The Presbyterian Church of Sudan originally had filed its lawsuit against Talisman in 2001, but there has until now been disagreement over the New York court’s jurisdiction in the case. Friday’s ruling means that the Canadian oil company cannot avoid to have the charges proven in a US court. The United States have a much tougher stance on Sudan than Canadian authorities.

Since the case was filed in 2001, Talisman has ended its controversial operations in Sudan. One and a half year ago, Talisman sold its Sudan holdings to ONGC Videsh Ltd, an Indian state-run oil company. According to the company itself, Talisman thus achieved US$ 1.2 billion for its 25 percent stake in the Greater Nile Oil Project, making a large profit after four years of involvement.
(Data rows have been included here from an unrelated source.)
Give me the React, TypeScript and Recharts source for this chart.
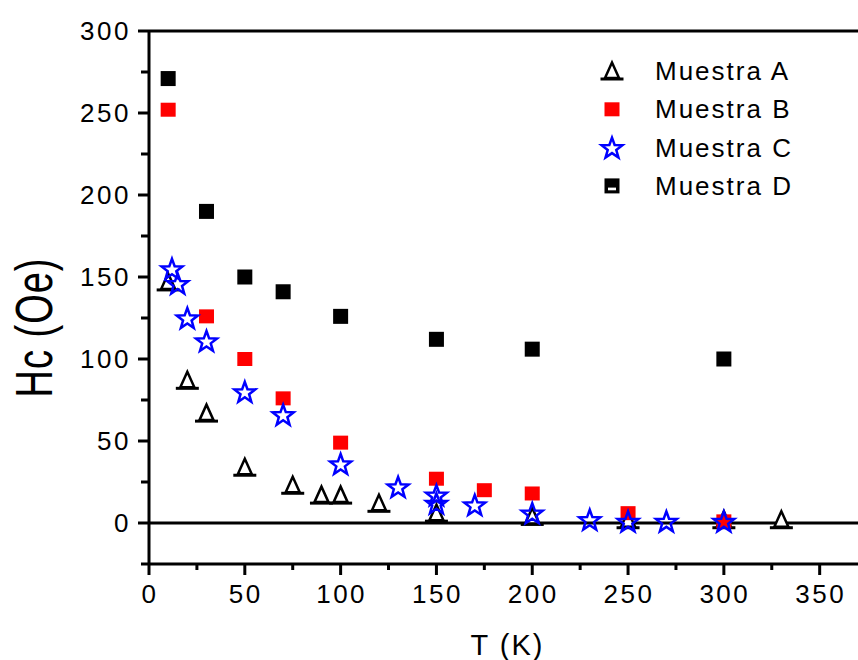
import { ScatterChart, Scatter, XAxis, YAxis, ReferenceLine, Legend } from "recharts"

// Hc vs T
const tempA = [10, 20, 30, 50, 75, 90, 100, 120, 150, 200, 250, 300, 330]
const hcA   = [147, 87, 67, 34, 23, 17, 17, 12, 6, 4, 2, 2, 2]
const tempB = [10, 30, 50, 70, 100, 150, 175, 200, 250, 300]
const hcB   = [252, 126, 100, 76, 49, 27, 20, 18, 6, 1]
const tempC = [12, 15, 20, 30, 50, 70, 100, 130, 150, 150, 170, 200, 230, 250, 270, 300]
const hcC   = [155, 146, 125, 111, 80, 66, 36, 22, 17, 12, 11, 6, 2, 1, 1, 1]
const tempD = [10, 30, 50, 70, 100, 150, 200, 300]
const hcD   = [271, 190, 150, 141, 126, 112, 106, 100]

const seriesNames = ["Muestra A", "Muestra B", "Muestra C", "Muestra D"]
const xTicks = [0, 25, 50, 75, 100, 125, 150, 175, 200, 225, 250, 275, 300, 325, 350]
const yTicks = [-25, 0, 25, 50, 75, 100, 125, 150, 175, 200, 225, 250, 275, 300]

const toPoints = (ts: number[], hs: number[]) => ts.map((t, i) => ({ t, hc: hs[i] }))
const pointsA = toPoints(tempA, hcA)
const pointsB = toPoints(tempB, hcB)
const pointsC = toPoints(tempC, hcC)
const pointsD = toPoints(tempD, hcD)

const FONT = "'Liberation Sans', Arial, sans-serif"
const RED = "#ff0000"
const BLUE = "#0000ff"

function Triangle({ cx, cy }: any) {
  return (
    <g>
      <path d={`M${cx},${cy - 8.5} L${cx - 7},${cy + 7} L${cx + 7},${cy + 7} Z`}
        fill="#fff" stroke="#000" strokeWidth={2.5} />
      <line x1={cx - 11.5} x2={cx + 11.5} y1={cy + 8} y2={cy + 8} stroke="#000" strokeWidth={3} />
    </g>
  )
}

function RedSquare({ cx, cy }: any) {
  return <rect x={cx - 7.5} y={cy - 7} width={15} height={14} fill={RED} />
}

function Star({ cx, cy }: any) {
  const pts: string[] = []
  for (let i = 0; i < 10; i++) {
    const r = i % 2 === 0 ? 11 : 4.5
    const a = -Math.PI / 2 + (i * Math.PI) / 5
    pts.push(`${cx + r * Math.cos(a)},${cy + 1 + r * Math.sin(a)}`)
  }
  return <polygon points={pts.join(" ")} fill="none" stroke={BLUE} strokeWidth={2.5} />
}

function BlackSquare({ cx, cy, dash }: any) {
  return (
    <g>
      <rect x={cx - 7.5} y={cy - 7.5} width={15} height={15} fill="#000" />
      {dash && <rect x={cx - 4} y={cy + 1.7} width={8} height={2.7} fill="#fff" />}
    </g>
  )
}

const markers = [Triangle, RedSquare, Star, BlackSquare]

function YTick({ x, y, payload }: any) {
  const major = payload.value % 50 === 0
  return (
    <g>
      <line x1={x - (major ? 11 : 8)} x2={x} y1={y} y2={y} stroke="#000" strokeWidth={3} />
      {major && (
        <text x={x - 18} y={y} textAnchor="end" dominantBaseline="central"
          fontFamily={FONT} fontSize={26} letterSpacing={2.5} fill="#000">
          {payload.value}
        </text>
      )}
    </g>
  )
}

function XTick({ x, y, payload }: any) {
  const major = payload.value % 50 === 0
  return (
    <g>
      <line x1={x} x2={x} y1={y} y2={y + (major ? 11 : 6)} stroke="#000" strokeWidth={3} />
      {major && (
        <text x={x + 1} y={y + 39} textAnchor="middle"
          fontFamily={FONT} fontSize={26} letterSpacing={2.5} fill="#000">
          {payload.value}
        </text>
      )}
    </g>
  )
}

function XTitle({ viewBox }: any) {
  const { x, y, width } = viewBox
  return (
    <text x={x + width / 2 + 4} y={y + 91} textAnchor="middle"
      fontFamily={FONT} fontSize={29} letterSpacing={2} fill="#000">
      T (K)
    </text>
  )
}

function YTitle({ viewBox }: any) {
  const { y, height } = viewBox
  const cy = y + height / 2 + 30
  return (
    <text transform={`translate(34,${cy}) rotate(-90) scale(1,1.35)`}
      textAnchor="middle" dominantBaseline="central"
      fontFamily={FONT} fontSize={38} letterSpacing={1} fill="#000">
      Hc (Oe)
    </text>
  )
}

function LegendBox({ payload }: any) {
  const items = (payload ?? []).slice().sort(
    (a: any, b: any) => seriesNames.indexOf(a.value) - seriesNames.indexOf(b.value),
  )
  return (
    <svg width={250} height={160}>
      {items.map((item: any, i: number) => {
        const Mark = markers[seriesNames.indexOf(item.value)]
        const cy = 19 + i * 38.3
        return (
          <g key={item.value}>
            <Mark cx={22} cy={cy} dash />
            <text x={65} y={cy} dominantBaseline="central"
              fontFamily={FONT} fontSize={26} letterSpacing={2} fill="#000">
              {item.value}
            </text>
          </g>
        )
      })}
    </svg>
  )
}

export default function App() {
  return (
    <div style={{ position: "absolute", left: 0, top: 0, width: 858, height: 660, background: "#fff" }}>
      <ScatterChart width={858} height={660} margin={{ top: 31, right: 0, bottom: 0, left: 0 }}>
        <XAxis
          type="number" dataKey="t" domain={[0, 370]} ticks={xTicks} interval={0}
          height={96} tickSize={0} tickMargin={0} tick={<XTick />}
          axisLine={{ stroke: "#000", strokeWidth: 3 }} allowDataOverflow
          label={<XTitle />}
        />
        <YAxis
          type="number" dataKey="hc" domain={[-25, 300]} ticks={yTicks} interval={0}
          width={149} tickSize={0} tickMargin={0} tick={<YTick />}
          axisLine={{ stroke: "#000", strokeWidth: 3 }} allowDataOverflow
          label={<YTitle />}
        />
        <ReferenceLine y={300} stroke="#000" strokeWidth={3} />
        <ReferenceLine y={0} stroke="#000" strokeWidth={3} />
        <Legend
          layout="vertical" align="center" verticalAlign="middle"
          content={<LegendBox />}
          wrapperStyle={{ left: 590, top: 52, width: 250, height: 160 }}
        />
        <Scatter name="Muestra A" data={pointsA} fill="#000" shape={(p: any) => <Triangle {...p} />} isAnimationActive={false} />
        <Scatter name="Muestra B" data={pointsB} fill={RED} shape={(p: any) => <RedSquare {...p} />} isAnimationActive={false} />
        <Scatter name="Muestra C" data={pointsC} fill={BLUE} shape={(p: any) => <Star {...p} />} isAnimationActive={false} />
        <Scatter name="Muestra D" data={pointsD} fill="#000" shape={(p: any) => <BlackSquare {...p} />} isAnimationActive={false} />
      </ScatterChart>
    </div>
  )
}
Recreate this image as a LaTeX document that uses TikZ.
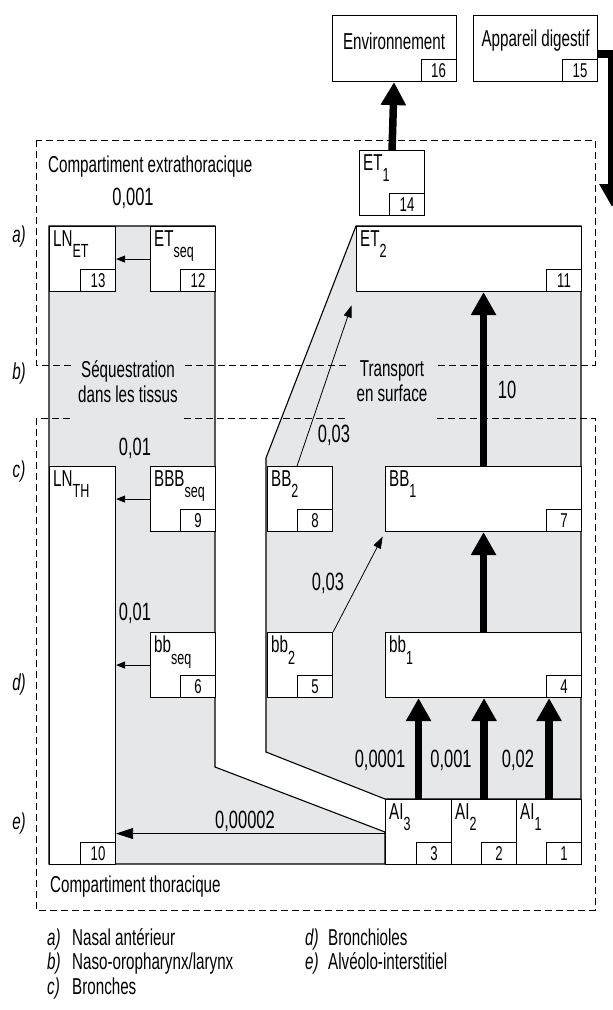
\documentclass[tikz,border=0pt]{standalone}
\usepackage{fontspec}
\setmainfont{Liberation Sans}[FakeStretch=0.66]
\usetikzlibrary{arrows.meta,calc}
\definecolor{tissue}{HTML}{E6E7E8}
\tikzset{
  cell/.style={draw, fill=white, line width=1.1pt, inner sep=0pt},
  numbox/.style={draw, fill=white, line width=1.1pt, minimum width=35pt, minimum height=22pt, inner sep=0pt, font=\fontsize{20}{20}\selectfont},
  lbl/.style={inner sep=4pt, font=\fontsize{23}{23}\selectfont},
  rate/.style={inner sep=1pt, font=\fontsize{25}{25}\selectfont},
  tag/.style={inner sep=1pt, font=\fontsize{23}{23}\selectfont\itshape},
  legend/.style={inner sep=1pt, font=\fontsize{23}{23}\selectfont},
  sepnote/.style={fill=tissue, inner sep=0pt, align=center, font=\fontsize{23}{25}\selectfont, minimum height=82pt},
  zone/.style={line width=1pt, dash pattern=on 7pt off 4pt},
  region/.style={fill=tissue, draw, line width=1.1pt},
  flux/.style={line width=7.5pt, -{Triangle[length=23pt,width=24pt]}},
  drift/.style={line width=0.8pt, -{Triangle[length=9pt,width=7pt]}},
}
\newcommand{\idx}[1]{\raisebox{-0.5em}{\fontsize{19}{19}\selectfont #1}}
\newcommand{\compart}[7]{% name, x, y, width, height, label, number
  \node[cell, anchor=north west, minimum width=#4pt, minimum height=#5pt] (#1) at (#2,#3) {};
  \node[lbl, anchor=north west] (#1-lbl) at (#1.north west) {#6};
  \node[numbox, anchor=south east] (#1-num) at (#1.south east) {#7};}

\begin{document}
\begin{tikzpicture}[x=1pt,y=-1pt]
  \useasboundingbox (0,0) rectangle (613,1010);

  % tissue and surface paths
  \draw[region] (49,226) -- (215,226) -- (215,767) -- (385,832) -- (385,864) -- (49,864) -- cycle;
  \draw[region] (356,226) -- (581,226) -- (581,799) -- (385,799) -- (266,752) -- (266,458) -- cycle;

  % outside
  \node[cell, anchor=north west, minimum width=124pt, minimum height=66pt] (env) at (331.5,15) {};
  \node[lbl] (env-lbl) at ([yshift=-26pt]env.north) {Environnement};
  \node[numbox, anchor=south east] (env-num) at (env.south east) {16};
  \node[cell, anchor=north west, minimum width=124pt, minimum height=66pt] (gi) at (473,15) {};
  \node[lbl] (gi-lbl) at ([yshift=-26pt]gi.north) {Appareil digestif};
  \node[numbox, anchor=south east] (gi-num) at (gi.south east) {15};

  % compartments
  \compart{ET1}{359}{150}{65}{65}{ET\idx{1}}{14}
  \compart{LNET}{49}{226}{66}{65}{LN\idx{ET}}{13}
  \compart{ETseq}{150}{226}{65}{65}{ET\idx{seq}}{12}
  \compart{ET2}{356}{226}{225}{65}{ET\idx{2}}{11}
  \compart{LNTH}{49}{466}{66}{398}{LN\idx{TH}}{10}
  \compart{BBBseq}{150}{466}{65}{65}{BBB\idx{seq}}{9}
  \compart{BB2}{267}{466}{65}{65}{BB\idx{2}}{8}
  \compart{BB1}{385}{466}{196}{65}{BB\idx{1}}{7}
  \compart{bbseq}{150}{632}{65}{65}{bb\idx{seq}}{6}
  \compart{bb2}{267}{632}{65}{65}{bb\idx{2}}{5}
  \compart{bb1}{385}{632}{196}{65}{bb\idx{1}}{4}
  \compart{AI3}{385}{799}{66}{65}{AI\idx{3}}{3}
  \compart{AI2}{451}{799}{65}{65}{AI\idx{2}}{2}
  \compart{AI1}{516}{799}{65}{65}{AI\idx{1}}{1}

  % extrathoracic and thoracic zones
  \draw[zone] (36.4,140) rectangle (595.4,365);
  \draw[zone] (36.4,418) rectangle (595.4,910);
  \node[legend, anchor=west] (xt) at (47,167) {Compartiment extrathoracique};
  \node[legend, anchor=west] (th) at (49,887) {Compartiment thoracique};
  \node[sepnote, minimum width=108pt] (seqn) at (128,381.5) {Séquestration\\dans les tissus};
  \node[sepnote, minimum width=88pt] (surf) at (392,381.5) {Transport\\en surface};

  % clearance
  \draw[flux] (ET1.north) -- (env.south);
  \coordinate (gut) at (612,207);
  \draw[flux] ([yshift=-5.5pt]gi.east) -| (gut);
  \draw[flux] (BB1.north) -- (BB1.north |- ET2.south);
  \draw[flux] (bb1.north) -- (BB1.south);
  \foreach \a in {AI3,AI2,AI1}
    \draw[flux] (\a.north) -- (\a.north |- bb1.south);
  \draw[drift] (ETseq.west) -- (ETseq.west -| LNET.east);
  \draw[drift] (BBBseq.west) -- (BBBseq.west -| LNTH.east);
  \draw[drift] (bbseq.west) -- (bbseq.west -| LNTH.east);
  \draw[drift, -{Triangle[length=17pt,width=11pt]}] ([yshift=-1.5pt]AI3.west) -- ([yshift=-1.5pt]AI3.west -| LNTH.east);
  \draw[drift, -{Triangle[length=12pt,width=8pt]}, shorten >=14pt] ([xshift=-3pt]BB2.north) -- (ET2.south west);
  \draw[drift, -{Triangle[length=12pt,width=8pt]}, shorten >=5pt] (bb2.north east) -- (BB1.south west);

  % rates
  \node[rate] (r13) at (133,198) {0,001};
  \node[rate] (r9) at (135,448) {0,01};
  \node[rate] (r6) at (135,613) {0,01};
  \node[rate] (r8) at (334,435) {0,03};
  \node[rate] (r5) at (328,583) {0,03};
  \node[rate] (r7) at (507,390) {10};
  \node[rate] (r3) at (380,760) {0,0001};
  \node[rate] (r2) at (451,760) {0,001};
  \node[rate] (r1) at (518,760) {0,02};
  \node[rate] (r10) at (245,821) {0,00002};

  % regions
  \foreach \y/\k in {242/a, 379/b, 477/c, 690/d, 829/e}
    \node[tag, anchor=base] (tag-\k) at (19,\y) {\k)};
  \foreach \y/\k/\t in {945/a/{Nasal antérieur}, 969.5/b/{Naso-oropharynx/larynx}, 994/c/{Bronches}} {
    \node[tag, anchor=base west] (key-\k) at (46,\y) {\k)};
    \node[legend, anchor=base west] (txt-\k) at (71,\y) {\t};
  }
  \foreach \y/\k/\t in {945/d/{Bronchioles}, 969.5/e/{Alvéolo-interstitiel}} {
    \node[tag, anchor=base west] (key-\k) at (304,\y) {\k)};
    \node[legend, anchor=base west] (txt-\k) at (327,\y) {\t};
  }
\end{tikzpicture}
\end{document}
Oil developments in southern Sudan have been controversial since they started as they were observed to fuel and prolong the war between North and South Sudan. Many credible human rights reports from the oil-rich region have suggested that oil companies were followed by the Sudanese army, which emptied the area of its population.

For Talisman, the four-year engagement in Sudan was profitable but a major blow to its international image. “Shareholders have told me they were tired of continually having to monitor and analyse events relating to Sudan,” Talisman President Jim Buckee confessed as the company pulled out of the war-torn country in late 2002. The company’s shares had suffered heavily from the engagement.